EXERCISE DETAILS: Copy out, with no alterations, the lines below running from the one containing "Rebuild this chart" to the one containing "L, R, T, B = 172, 808, 107, 497", inclusive at each end; pictures are omitted.

PROVIDED INFORMATION:
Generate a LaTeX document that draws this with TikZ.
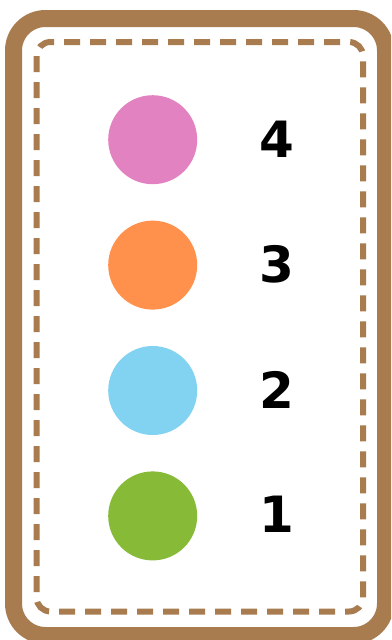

...

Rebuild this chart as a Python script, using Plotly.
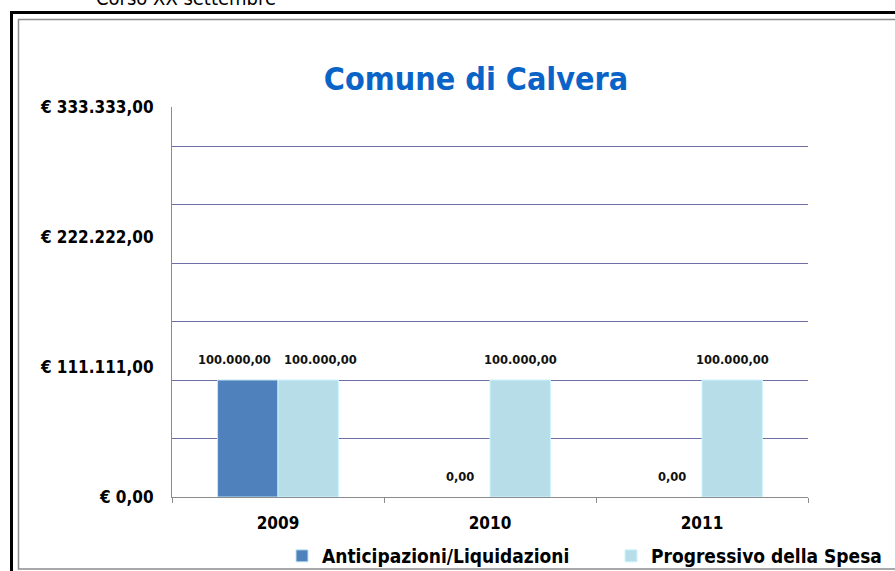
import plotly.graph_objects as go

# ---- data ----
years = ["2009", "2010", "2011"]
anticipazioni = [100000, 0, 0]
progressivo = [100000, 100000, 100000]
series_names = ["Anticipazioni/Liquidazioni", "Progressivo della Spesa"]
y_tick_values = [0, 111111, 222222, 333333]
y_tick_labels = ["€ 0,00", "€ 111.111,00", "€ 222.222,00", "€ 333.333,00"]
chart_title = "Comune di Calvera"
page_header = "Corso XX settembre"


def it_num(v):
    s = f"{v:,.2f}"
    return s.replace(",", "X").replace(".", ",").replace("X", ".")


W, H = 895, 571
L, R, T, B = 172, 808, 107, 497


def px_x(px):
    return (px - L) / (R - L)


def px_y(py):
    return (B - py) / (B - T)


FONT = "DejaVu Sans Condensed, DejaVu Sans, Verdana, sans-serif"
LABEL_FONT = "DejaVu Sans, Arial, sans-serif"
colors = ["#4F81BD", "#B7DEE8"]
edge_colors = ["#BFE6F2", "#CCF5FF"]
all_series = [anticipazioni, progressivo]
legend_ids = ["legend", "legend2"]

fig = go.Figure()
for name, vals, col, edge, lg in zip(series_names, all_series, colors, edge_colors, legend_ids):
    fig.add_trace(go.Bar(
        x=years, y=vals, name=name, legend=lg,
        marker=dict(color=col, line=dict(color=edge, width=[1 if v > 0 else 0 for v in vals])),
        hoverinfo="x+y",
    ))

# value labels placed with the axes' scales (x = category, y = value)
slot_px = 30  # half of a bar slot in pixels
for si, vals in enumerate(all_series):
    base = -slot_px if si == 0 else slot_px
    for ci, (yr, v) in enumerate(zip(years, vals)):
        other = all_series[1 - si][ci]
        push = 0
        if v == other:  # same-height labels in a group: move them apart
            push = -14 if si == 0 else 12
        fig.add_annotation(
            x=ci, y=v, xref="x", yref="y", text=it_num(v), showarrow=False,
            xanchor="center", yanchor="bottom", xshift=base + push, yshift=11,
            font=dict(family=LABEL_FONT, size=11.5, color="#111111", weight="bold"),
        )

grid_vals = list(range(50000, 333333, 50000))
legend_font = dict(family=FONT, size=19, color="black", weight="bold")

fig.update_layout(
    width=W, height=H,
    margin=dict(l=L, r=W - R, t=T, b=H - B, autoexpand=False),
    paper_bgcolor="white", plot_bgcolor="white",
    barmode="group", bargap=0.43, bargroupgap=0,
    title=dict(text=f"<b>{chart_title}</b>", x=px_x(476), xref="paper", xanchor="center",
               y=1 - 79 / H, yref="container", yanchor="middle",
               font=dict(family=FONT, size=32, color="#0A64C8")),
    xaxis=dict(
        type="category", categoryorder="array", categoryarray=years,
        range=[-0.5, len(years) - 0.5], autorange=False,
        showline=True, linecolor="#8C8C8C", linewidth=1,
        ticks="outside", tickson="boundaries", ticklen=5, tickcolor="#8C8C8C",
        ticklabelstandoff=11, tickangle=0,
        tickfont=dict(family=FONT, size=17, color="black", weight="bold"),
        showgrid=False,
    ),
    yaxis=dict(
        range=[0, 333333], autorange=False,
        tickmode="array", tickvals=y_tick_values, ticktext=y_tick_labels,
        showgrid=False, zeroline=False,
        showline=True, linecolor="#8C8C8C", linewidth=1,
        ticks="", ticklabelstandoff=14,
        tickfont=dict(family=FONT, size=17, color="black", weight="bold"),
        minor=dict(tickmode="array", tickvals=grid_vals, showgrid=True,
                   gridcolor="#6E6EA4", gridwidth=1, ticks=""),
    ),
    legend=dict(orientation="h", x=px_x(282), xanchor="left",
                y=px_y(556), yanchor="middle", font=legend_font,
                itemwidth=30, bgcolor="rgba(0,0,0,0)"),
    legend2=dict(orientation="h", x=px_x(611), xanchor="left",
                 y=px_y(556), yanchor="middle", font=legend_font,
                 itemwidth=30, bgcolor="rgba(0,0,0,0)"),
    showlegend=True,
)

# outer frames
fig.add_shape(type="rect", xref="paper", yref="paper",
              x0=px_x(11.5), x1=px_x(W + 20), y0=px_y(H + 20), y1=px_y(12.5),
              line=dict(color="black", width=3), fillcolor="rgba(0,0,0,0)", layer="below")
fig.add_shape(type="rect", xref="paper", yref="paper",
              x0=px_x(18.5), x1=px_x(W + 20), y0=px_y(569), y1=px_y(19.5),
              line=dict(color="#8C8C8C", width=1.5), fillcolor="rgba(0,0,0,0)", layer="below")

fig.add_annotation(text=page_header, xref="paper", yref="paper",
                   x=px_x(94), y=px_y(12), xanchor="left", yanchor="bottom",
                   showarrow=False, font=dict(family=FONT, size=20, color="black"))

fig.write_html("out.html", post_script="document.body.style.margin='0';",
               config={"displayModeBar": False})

--

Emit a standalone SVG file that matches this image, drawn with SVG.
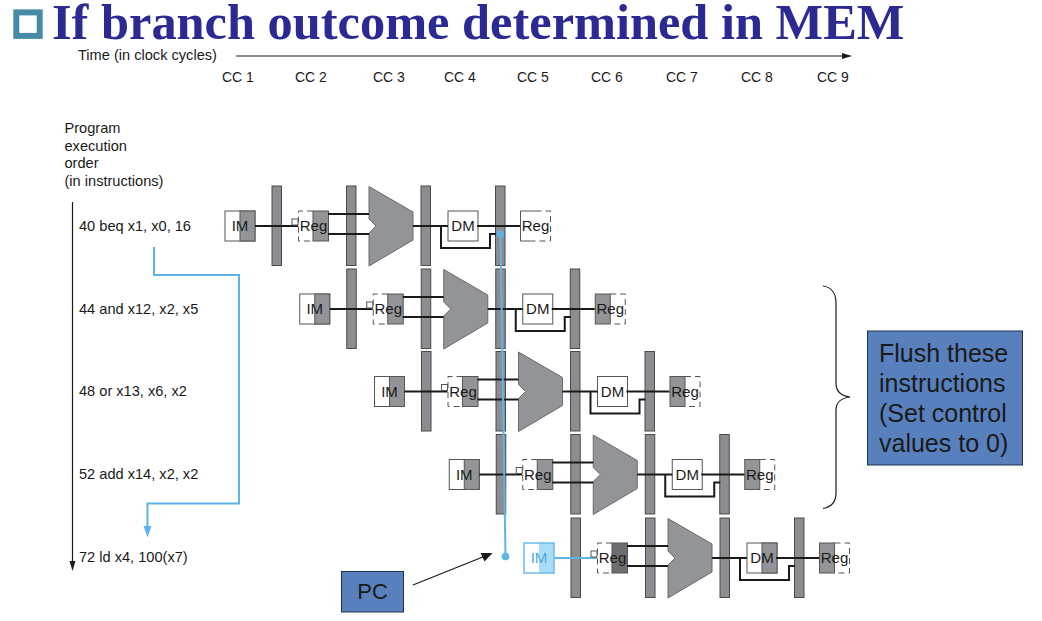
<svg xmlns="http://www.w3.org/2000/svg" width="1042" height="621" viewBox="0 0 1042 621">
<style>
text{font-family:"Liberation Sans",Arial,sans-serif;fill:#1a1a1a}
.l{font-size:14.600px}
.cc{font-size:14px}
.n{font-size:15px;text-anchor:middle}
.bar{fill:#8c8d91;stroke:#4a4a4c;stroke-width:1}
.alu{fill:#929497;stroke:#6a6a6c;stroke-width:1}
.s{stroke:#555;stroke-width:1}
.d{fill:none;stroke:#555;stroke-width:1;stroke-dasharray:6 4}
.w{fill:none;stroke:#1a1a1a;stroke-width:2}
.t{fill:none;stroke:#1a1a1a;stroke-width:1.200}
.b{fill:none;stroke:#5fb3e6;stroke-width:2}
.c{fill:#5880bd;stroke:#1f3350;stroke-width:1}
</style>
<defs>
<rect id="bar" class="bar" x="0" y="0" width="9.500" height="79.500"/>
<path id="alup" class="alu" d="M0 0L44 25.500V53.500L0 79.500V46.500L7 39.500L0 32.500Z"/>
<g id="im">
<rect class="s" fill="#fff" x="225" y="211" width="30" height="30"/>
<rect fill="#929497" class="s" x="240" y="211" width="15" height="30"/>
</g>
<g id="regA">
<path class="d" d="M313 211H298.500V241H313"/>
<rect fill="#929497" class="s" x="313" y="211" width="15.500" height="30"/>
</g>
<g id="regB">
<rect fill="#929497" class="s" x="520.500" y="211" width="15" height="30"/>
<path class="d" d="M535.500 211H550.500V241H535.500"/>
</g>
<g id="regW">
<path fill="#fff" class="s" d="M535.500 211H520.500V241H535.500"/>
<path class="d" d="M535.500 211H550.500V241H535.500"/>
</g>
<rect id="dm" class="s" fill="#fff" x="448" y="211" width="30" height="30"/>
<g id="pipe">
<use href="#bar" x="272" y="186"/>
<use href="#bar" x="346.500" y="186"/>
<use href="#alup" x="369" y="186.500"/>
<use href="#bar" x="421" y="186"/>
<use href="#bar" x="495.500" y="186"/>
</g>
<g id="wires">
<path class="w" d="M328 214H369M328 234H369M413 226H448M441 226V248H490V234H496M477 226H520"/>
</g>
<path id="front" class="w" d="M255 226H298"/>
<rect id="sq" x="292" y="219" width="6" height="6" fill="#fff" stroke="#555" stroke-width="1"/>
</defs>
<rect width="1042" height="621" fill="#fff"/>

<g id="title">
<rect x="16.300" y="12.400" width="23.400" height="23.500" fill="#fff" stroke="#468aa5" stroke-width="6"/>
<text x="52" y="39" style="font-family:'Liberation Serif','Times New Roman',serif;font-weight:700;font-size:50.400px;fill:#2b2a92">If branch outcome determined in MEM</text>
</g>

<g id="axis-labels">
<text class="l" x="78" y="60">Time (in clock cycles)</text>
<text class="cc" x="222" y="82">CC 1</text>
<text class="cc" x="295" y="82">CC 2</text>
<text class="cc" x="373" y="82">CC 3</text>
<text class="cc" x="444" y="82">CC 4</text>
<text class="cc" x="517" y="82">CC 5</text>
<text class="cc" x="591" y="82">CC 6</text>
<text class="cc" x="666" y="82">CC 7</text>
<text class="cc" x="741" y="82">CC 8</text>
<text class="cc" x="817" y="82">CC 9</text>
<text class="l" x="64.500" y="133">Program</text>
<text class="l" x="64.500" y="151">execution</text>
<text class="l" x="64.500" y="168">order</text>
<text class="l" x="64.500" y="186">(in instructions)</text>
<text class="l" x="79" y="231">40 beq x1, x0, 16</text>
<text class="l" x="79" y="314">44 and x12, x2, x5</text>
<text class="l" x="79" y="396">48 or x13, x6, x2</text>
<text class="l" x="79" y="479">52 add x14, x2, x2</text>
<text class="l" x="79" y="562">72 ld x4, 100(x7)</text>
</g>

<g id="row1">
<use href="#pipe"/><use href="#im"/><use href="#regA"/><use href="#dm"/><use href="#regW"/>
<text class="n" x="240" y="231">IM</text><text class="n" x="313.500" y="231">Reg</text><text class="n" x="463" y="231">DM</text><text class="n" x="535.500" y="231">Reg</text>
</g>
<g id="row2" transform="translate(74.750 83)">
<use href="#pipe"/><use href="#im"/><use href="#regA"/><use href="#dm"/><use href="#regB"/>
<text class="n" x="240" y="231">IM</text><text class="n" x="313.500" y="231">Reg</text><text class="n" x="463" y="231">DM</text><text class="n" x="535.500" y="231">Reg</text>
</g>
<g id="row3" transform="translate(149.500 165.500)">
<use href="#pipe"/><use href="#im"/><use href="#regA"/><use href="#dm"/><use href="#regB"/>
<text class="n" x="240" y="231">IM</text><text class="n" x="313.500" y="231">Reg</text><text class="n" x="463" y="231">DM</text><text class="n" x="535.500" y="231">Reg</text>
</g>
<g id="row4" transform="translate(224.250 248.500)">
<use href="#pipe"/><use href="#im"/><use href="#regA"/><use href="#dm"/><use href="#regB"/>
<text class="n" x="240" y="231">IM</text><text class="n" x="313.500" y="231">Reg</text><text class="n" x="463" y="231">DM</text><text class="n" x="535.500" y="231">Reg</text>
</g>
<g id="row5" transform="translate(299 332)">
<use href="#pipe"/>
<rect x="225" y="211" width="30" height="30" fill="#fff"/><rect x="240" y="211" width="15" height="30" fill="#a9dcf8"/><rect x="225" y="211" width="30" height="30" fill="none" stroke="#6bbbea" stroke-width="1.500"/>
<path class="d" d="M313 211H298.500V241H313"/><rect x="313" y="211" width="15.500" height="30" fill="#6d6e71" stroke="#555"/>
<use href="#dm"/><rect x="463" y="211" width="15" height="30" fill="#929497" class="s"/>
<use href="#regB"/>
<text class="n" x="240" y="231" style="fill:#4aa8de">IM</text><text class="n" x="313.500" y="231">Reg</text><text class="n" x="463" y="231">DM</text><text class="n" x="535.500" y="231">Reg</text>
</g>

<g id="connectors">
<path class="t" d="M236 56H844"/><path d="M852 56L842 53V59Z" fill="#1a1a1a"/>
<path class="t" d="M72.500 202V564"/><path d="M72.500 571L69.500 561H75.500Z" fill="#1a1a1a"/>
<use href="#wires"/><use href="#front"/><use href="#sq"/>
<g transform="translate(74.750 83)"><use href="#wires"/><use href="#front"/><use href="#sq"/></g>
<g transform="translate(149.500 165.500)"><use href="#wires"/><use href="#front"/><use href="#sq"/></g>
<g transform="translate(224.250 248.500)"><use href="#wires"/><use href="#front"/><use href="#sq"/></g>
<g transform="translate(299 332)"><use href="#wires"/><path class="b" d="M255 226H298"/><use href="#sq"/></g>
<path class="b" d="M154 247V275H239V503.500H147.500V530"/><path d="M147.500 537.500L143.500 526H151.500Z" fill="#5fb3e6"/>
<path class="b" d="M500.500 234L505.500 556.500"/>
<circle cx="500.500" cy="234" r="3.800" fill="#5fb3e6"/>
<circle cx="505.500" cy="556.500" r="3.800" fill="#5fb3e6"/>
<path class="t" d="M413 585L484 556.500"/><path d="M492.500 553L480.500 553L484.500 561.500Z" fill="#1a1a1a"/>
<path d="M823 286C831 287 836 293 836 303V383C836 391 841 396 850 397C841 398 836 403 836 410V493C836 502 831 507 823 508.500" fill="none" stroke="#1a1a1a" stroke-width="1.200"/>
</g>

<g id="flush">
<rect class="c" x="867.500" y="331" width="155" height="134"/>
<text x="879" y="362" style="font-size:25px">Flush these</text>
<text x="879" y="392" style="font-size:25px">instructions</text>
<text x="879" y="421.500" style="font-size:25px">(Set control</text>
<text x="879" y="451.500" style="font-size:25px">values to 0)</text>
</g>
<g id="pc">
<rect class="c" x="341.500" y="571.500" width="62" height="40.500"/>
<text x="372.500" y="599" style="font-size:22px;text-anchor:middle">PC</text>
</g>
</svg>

CORRECT ANSWER:
Rebuild this chart as a Python script, using Plotly.
import plotly.graph_objects as go

# ---- data ----
years = ["2009", "2010", "2011"]
anticipazioni = [100000, 0, 0]
progressivo = [100000, 100000, 100000]
series_names = ["Anticipazioni/Liquidazioni", "Progressivo della Spesa"]
y_tick_values = [0, 111111, 222222, 333333]
y_tick_labels = ["€ 0,00", "€ 111.111,00", "€ 222.222,00", "€ 333.333,00"]
chart_title = "Comune di Calvera"
page_header = "Corso XX settembre"


def it_num(v):
    s = f"{v:,.2f}"
    return s.replace(",", "X").replace(".", ",").replace("X", ".")


W, H = 895, 571
L, R, T, B = 172, 808, 107, 497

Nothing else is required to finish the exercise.